**Exercise:**
Set the listing down unchanged, minus every embedded image.

┌──

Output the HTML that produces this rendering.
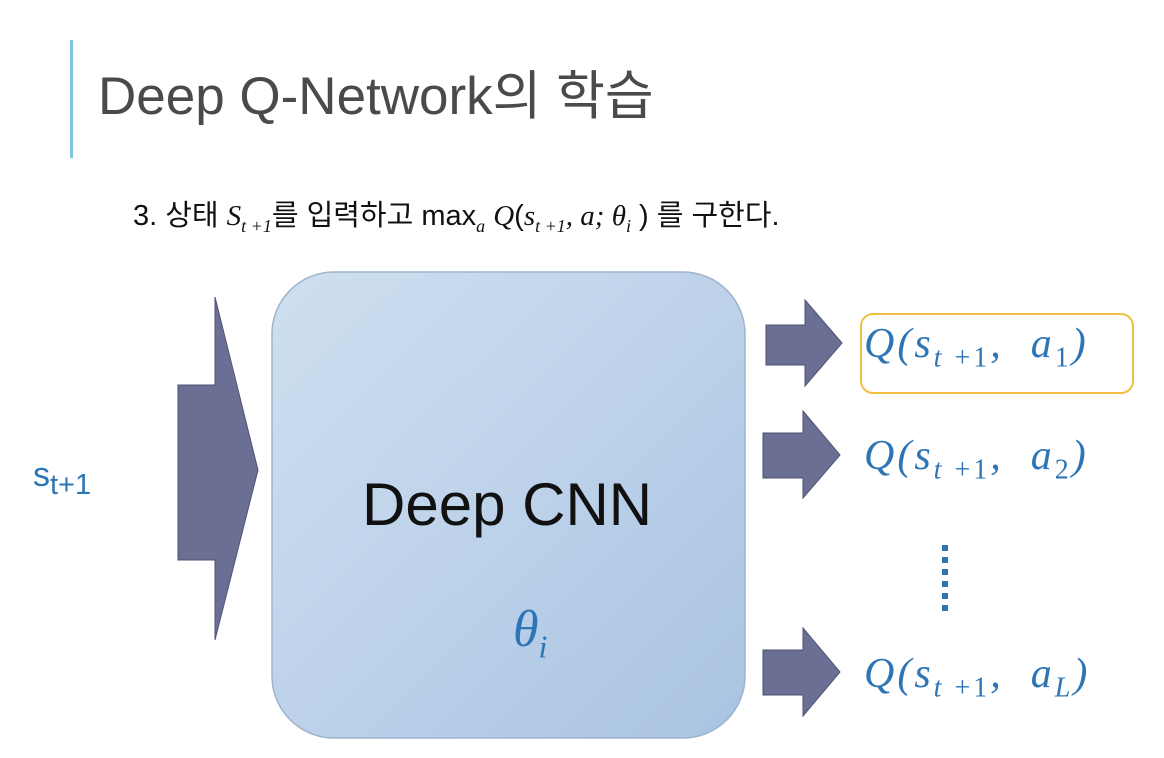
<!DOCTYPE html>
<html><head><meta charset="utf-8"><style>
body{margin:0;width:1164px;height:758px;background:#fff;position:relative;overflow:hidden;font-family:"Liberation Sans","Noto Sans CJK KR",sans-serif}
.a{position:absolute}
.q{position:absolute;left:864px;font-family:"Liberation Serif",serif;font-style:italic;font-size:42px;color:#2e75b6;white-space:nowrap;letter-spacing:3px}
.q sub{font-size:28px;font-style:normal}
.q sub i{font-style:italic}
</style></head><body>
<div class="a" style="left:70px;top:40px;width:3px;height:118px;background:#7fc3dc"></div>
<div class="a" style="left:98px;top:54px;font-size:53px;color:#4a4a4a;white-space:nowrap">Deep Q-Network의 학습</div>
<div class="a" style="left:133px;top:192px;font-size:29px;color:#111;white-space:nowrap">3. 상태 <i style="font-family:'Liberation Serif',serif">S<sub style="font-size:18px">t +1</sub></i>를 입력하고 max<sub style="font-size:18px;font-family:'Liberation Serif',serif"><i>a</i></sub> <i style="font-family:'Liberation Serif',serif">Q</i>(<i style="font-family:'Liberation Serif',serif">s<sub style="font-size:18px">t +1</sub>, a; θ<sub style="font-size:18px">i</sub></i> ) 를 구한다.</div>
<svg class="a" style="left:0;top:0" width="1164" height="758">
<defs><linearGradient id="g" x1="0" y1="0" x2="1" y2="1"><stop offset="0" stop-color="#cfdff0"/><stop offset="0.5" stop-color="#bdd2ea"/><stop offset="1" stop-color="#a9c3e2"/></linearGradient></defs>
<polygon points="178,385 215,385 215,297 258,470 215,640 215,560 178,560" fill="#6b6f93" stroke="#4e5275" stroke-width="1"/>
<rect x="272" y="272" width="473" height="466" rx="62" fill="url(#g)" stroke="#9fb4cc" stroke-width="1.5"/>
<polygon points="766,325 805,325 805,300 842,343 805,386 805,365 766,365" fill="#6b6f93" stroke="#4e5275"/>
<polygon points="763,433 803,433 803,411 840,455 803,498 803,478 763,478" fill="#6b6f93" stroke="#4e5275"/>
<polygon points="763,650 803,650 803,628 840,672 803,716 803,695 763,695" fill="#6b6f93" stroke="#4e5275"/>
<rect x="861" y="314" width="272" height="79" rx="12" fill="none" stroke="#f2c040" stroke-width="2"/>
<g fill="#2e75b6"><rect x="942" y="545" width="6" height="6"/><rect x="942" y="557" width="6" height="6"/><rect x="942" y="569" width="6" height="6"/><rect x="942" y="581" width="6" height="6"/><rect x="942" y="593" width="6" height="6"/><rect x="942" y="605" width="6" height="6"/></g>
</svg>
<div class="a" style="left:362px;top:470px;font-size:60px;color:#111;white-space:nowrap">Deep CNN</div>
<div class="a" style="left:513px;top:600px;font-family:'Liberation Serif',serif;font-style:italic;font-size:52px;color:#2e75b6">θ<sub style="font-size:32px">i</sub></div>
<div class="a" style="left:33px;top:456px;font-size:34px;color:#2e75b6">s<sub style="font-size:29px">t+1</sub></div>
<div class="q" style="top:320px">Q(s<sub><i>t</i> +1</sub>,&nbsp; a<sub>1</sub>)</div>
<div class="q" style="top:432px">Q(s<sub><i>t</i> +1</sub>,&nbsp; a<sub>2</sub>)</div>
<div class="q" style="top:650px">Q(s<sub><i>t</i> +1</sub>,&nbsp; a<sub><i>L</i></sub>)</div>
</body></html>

└──

**Task response:**
Output the HTML that produces this rendering.
<!DOCTYPE html>
<html><head><meta charset="utf-8"><style>
body{margin:0;width:1164px;height:758px;background:#fff;position:relative;overflow:hidden;font-family:"Liberation Sans","Noto Sans CJK KR",sans-serif}
.a{position:absolute}
.q{position:absolute;left:864px;font-family:"Liberation Serif",serif;font-style:italic;font-size:42px;color:#2e75b6;white-space:nowrap;letter-spacing:3px}
.q sub{font-size:28px;font-style:normal}
.q sub i{font-style:italic}
</style></head><body>
<div class="a" style="left:70px;top:40px;width:3px;height:118px;background:#7fc3dc"></div>
<div class="a" style="left:98px;top:54px;font-size:53px;color:#4a4a4a;white-space:nowrap">Deep Q-Network의 학습</div>
<div class="a" style="left:133px;top:192px;font-size:29px;color:#111;white-space:nowrap">3. 상태 <i style="font-family:'Liberation Serif',serif">S<sub style="font-size:18px">t +1</sub></i>를 입력하고 max<sub style="font-size:18px;font-family:'Liberation Serif',serif"><i>a</i></sub> <i style="font-family:'Liberation Serif',serif">Q</i>(<i style="font-family:'Liberation Serif',serif">s<sub style="font-size:18px">t +1</sub>, a; θ<sub style="font-size:18px">i</sub></i> ) 를 구한다.</div>
<svg class="a" style="left:0;top:0" width="1164" height="758">
<defs><linearGradient id="g" x1="0" y1="0" x2="1" y2="1"><stop offset="0" stop-color="#cfdff0"/><stop offset="0.5" stop-color="#bdd2ea"/><stop offset="1" stop-color="#a9c3e2"/></linearGradient></defs>
<polygon points="178,385 215,385 215,297 258,470 215,640 215,560 178,560" fill="#6b6f93" stroke="#4e5275" stroke-width="1"/>
<rect x="272" y="272" width="473" height="466" rx="62" fill="url(#g)" stroke="#9fb4cc" stroke-width="1.5"/>
<polygon points="766,325 805,325 805,300 842,343 805,386 805,365 766,365" fill="#6b6f93" stroke="#4e5275"/>
<polygon points="763,433 803,433 803,411 840,455 803,498 803,478 763,478" fill="#6b6f93" stroke="#4e5275"/>
<polygon points="763,650 803,650 803,628 840,672 803,716 803,695 763,695" fill="#6b6f93" stroke="#4e5275"/>
<rect x="861" y="314" width="272" height="79" rx="12" fill="none" stroke="#f2c040" stroke-width="2"/>
<g fill="#2e75b6"><rect x="942" y="545" width="6" height="6"/><rect x="942" y="557" width="6" height="6"/><rect x="942" y="569" width="6" height="6"/><rect x="942" y="581" width="6" height="6"/><rect x="942" y="593" width="6" height="6"/><rect x="942" y="605" width="6" height="6"/></g>
</svg>
<div class="a" style="left:362px;top:470px;font-size:60px;color:#111;white-space:nowrap">Deep CNN</div>
<div class="a" style="left:513px;top:600px;font-family:'Liberation Serif',serif;font-style:italic;font-size:52px;color:#2e75b6">θ<sub style="font-size:32px">i</sub></div>
<div class="a" style="left:33px;top:456px;font-size:34px;color:#2e75b6">s<sub style="font-size:29px">t+1</sub></div>
<div class="q" style="top:320px">Q(s<sub><i>t</i> +1</sub>,&nbsp; a<sub>1</sub>)</div>
<div class="q" style="top:432px">Q(s<sub><i>t</i> +1</sub>,&nbsp; a<sub>2</sub>)</div>
<div class="q" style="top:650px">Q(s<sub><i>t</i> +1</sub>,&nbsp; a<sub><i>L</i></sub>)</div>
</body></html>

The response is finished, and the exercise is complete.